Algérie54: Les images des échanges de détenus israéliens par des détenus palestiniens, ont démenti les propos des dirigeants sionistes sur le démantèlement des mouvements de la résistance palestiniens. Que pense l’expert en la matière Jacob Cohen?
Jacob Cohen: L’enlisement de l’armée israélienne à Gaza, ainsi que ses pertes qui continuent jusqu’à ce jour, ne cessent d’étonner les observateurs. On se rappelle des déclarations des responsables sionistes pendant les premiers jours de la guerre, ou plutôt de la punition collective menée tambour battant, menant à l’élimination totale du Hamas et autres organisations « terroristes ». Leurs services de renseignements se sont-ils trompés à ce point ? Leur complexe de supériorité et le mépris dans lequel ils tiennent les Arabes en général et les Palestiniens en particulier, ajoutés à leur désir aveugle de vengeance, leur ont peut-être fait croire à une guerre éclair comme ils en ont pris l’habitude. C’est un choc pour la société israélienne. Le traumatisme est douloureux. Rappelons que près de 100 000 Israéliens ne sont pas encore retournés dans leurs maisons et leurs lieux de travail dans le Nord du pays, par crainte du Hezbollah. Leurs nombreux crimes de guerre, aveugles et gratuits, peuvent aussi résulter de ces frustrations. Imaginez tout de même que le Hamas a obtenu, si la trève va jusqu’au bout, que toutes les forces israéliennes auront quitté Gaza. Et toutes les déclarations sur le fait que le Hamas ne devrait plus subsister à Gaza, paraissent comme des voeux pieux.
Algérie54: Un nouveau gouvernement libanais vient de voir le jour en présence de cinq ministres issus des mouvements du Hezbollah et d’Amal, malgré l’opposition de Washington.. Quel devenir selon vous pour le pays du cèdre, post- guerre de 2023?
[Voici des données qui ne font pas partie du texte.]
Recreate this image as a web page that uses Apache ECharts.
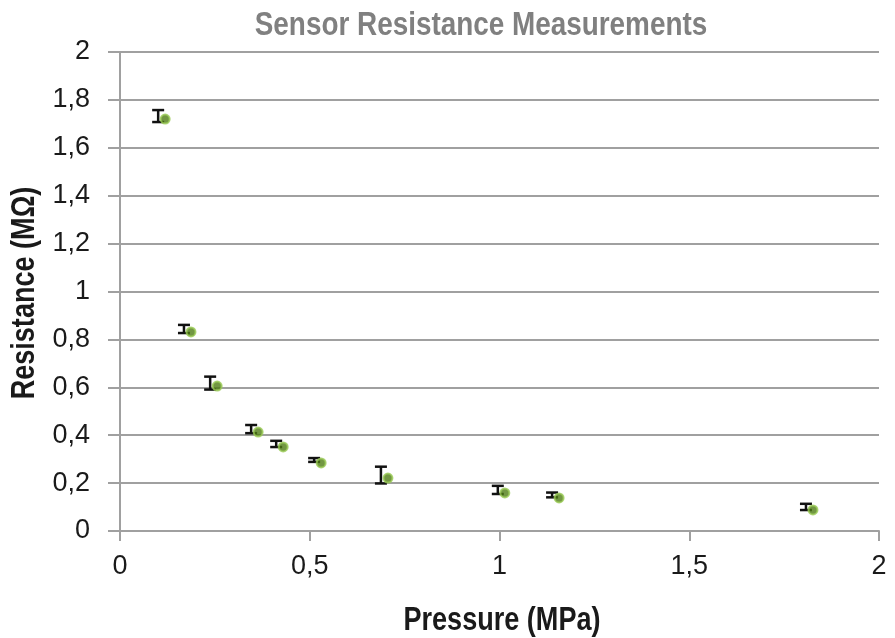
<!DOCTYPE html>
<html><head><meta charset="utf-8">
<script src="https://cdn.jsdelivr.net/npm/echarts@6/dist/echarts.min.js"></script>
<style>html,body{margin:0;padding:0;background:#fff}#c{width:895px;height:638px}</style>
</head><body><div id="c"></div>
<script>
var titleText = 'Sensor Resistance Measurements';
var xName = 'Pressure (MPa)';
var yName = 'Resistance (MΩ)';
var pressure = [0.119, 0.187, 0.256, 0.364, 0.430, 0.530, 0.706, 1.014, 1.157, 1.826];
var resistance = [1.720, 0.831, 0.605, 0.413, 0.351, 0.284, 0.221, 0.159, 0.138, 0.088];
var errHalf = [0.025, 0.017, 0.027, 0.017, 0.013, 0.008, 0.035, 0.017, 0.010, 0.013];

var pts = pressure.map(function (p, i) { return [p, resistance[i]]; });
var errData = pressure.map(function (p, i) { return [p, resistance[i], errHalf[i]]; });

var fmt = function (v) { return String(Math.round(v * 10) / 10).replace('.', ','); };
var narrowBold = function (size) { return 'bold ' + size + 'px "Liberation Sans", Arial, sans-serif'; };
var chart = echarts.init(document.getElementById('c'));
chart.setOption({
  animation: false,
  graphic: [
    { type: 'text', x: 481, y: 26, scaleX: 0.82, silent: true,
      style: { text: titleText, font: narrowBold(34), fill: '#808080', align: 'center', verticalAlign: 'middle' } },
    { type: 'text', x: 502, y: 621, scaleX: 0.82, silent: true,
      style: { text: xName, font: narrowBold(33), fill: '#1a1a1a', align: 'center', verticalAlign: 'middle' } },
    { type: 'text', x: 25, y: 293, scaleX: 0.82, rotation: Math.PI / 2, silent: true,
      style: { text: yName, font: narrowBold(33), fill: '#1a1a1a', align: 'center', verticalAlign: 'middle' } }
  ],
  grid: { left: 120, right: 16, top: 52, bottom: 107 },
  xAxis: { type: 'value', min: 0, max: 2, interval: 0.5,
    axisLine: { lineStyle: { color: '#a0a0a0', width: 2 } },
    axisTick: { show: true, length: 10, lineStyle: { color: '#a0a0a0', width: 2 } },
    splitLine: { show: false },
    axisLabel: { color: '#1a1a1a', fontSize: 27, margin: 22, fontFamily: 'Liberation Sans, Arial, sans-serif', formatter: function (v) { return fmt(v); } } },
  yAxis: { type: 'value', min: 0, max: 2, interval: 0.2,
    axisLine: { show: true, lineStyle: { color: '#a0a0a0', width: 2 } },
    axisTick: { show: true, length: 12, lineStyle: { color: '#a0a0a0', width: 2 } },
    splitLine: { show: true, lineStyle: { color: '#a0a0a0', width: 2 } },
    axisLabel: { color: '#1a1a1a', fontSize: 27, margin: 30, fontFamily: 'Liberation Sans, Arial, sans-serif', formatter: function (v) { return fmt(v); } } },
  series: [
    { type: 'custom', data: errData, z: 3,
      renderItem: function (params, api) {
        var x = api.value(0), y = api.value(1), e = api.value(2);
        var top = api.coord([x, y + e]);
        var bot = api.coord([x, y - e]);
        var dx = -7, dy = -3, w = 6;
        var cx = top[0] + dx;
        var st = { stroke: '#111', lineWidth: 2.5 };
        return { type: 'group', children: [
          { type: 'line', shape: { x1: cx, y1: top[1] + dy, x2: cx, y2: bot[1] + dy }, style: st },
          { type: 'line', shape: { x1: cx - w, y1: top[1] + dy, x2: cx + w, y2: top[1] + dy }, style: st },
          { type: 'line', shape: { x1: cx - w, y1: bot[1] + dy, x2: cx + w, y2: bot[1] + dy }, style: st }
        ] };
      } },
    { type: 'scatter', data: pts, symbol: 'circle', symbolSize: 9, z: 4,
      itemStyle: { color: '#4f7d14', borderColor: '#9acb55', borderWidth: 2 } }
  ]
});
</script></body></html>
Jacob Cohen: Le Hezbollah est définitivement un parti libanais, qui défend l’intégrité et la souveraineté du Liban. Il est bien ancré et accepté par toutes les couches qui ont compris que les divisions, artificiellement entretenues, ne profitaient qu’à leurs ennemis. Certes, le Hezbollah a subi des coups dur, dont la perte de la Syrie passée dans le giron américano-israélo-turc, mais il a déjà une longue histoire de résistance et de succès. Il ne faut pas oublier tout de même que, parti de rien en 1982, il constitue le seul mouvement arabe qui a contraint l’armée sioniste à abandonner ses conquêtes territoriales sans contrepartie.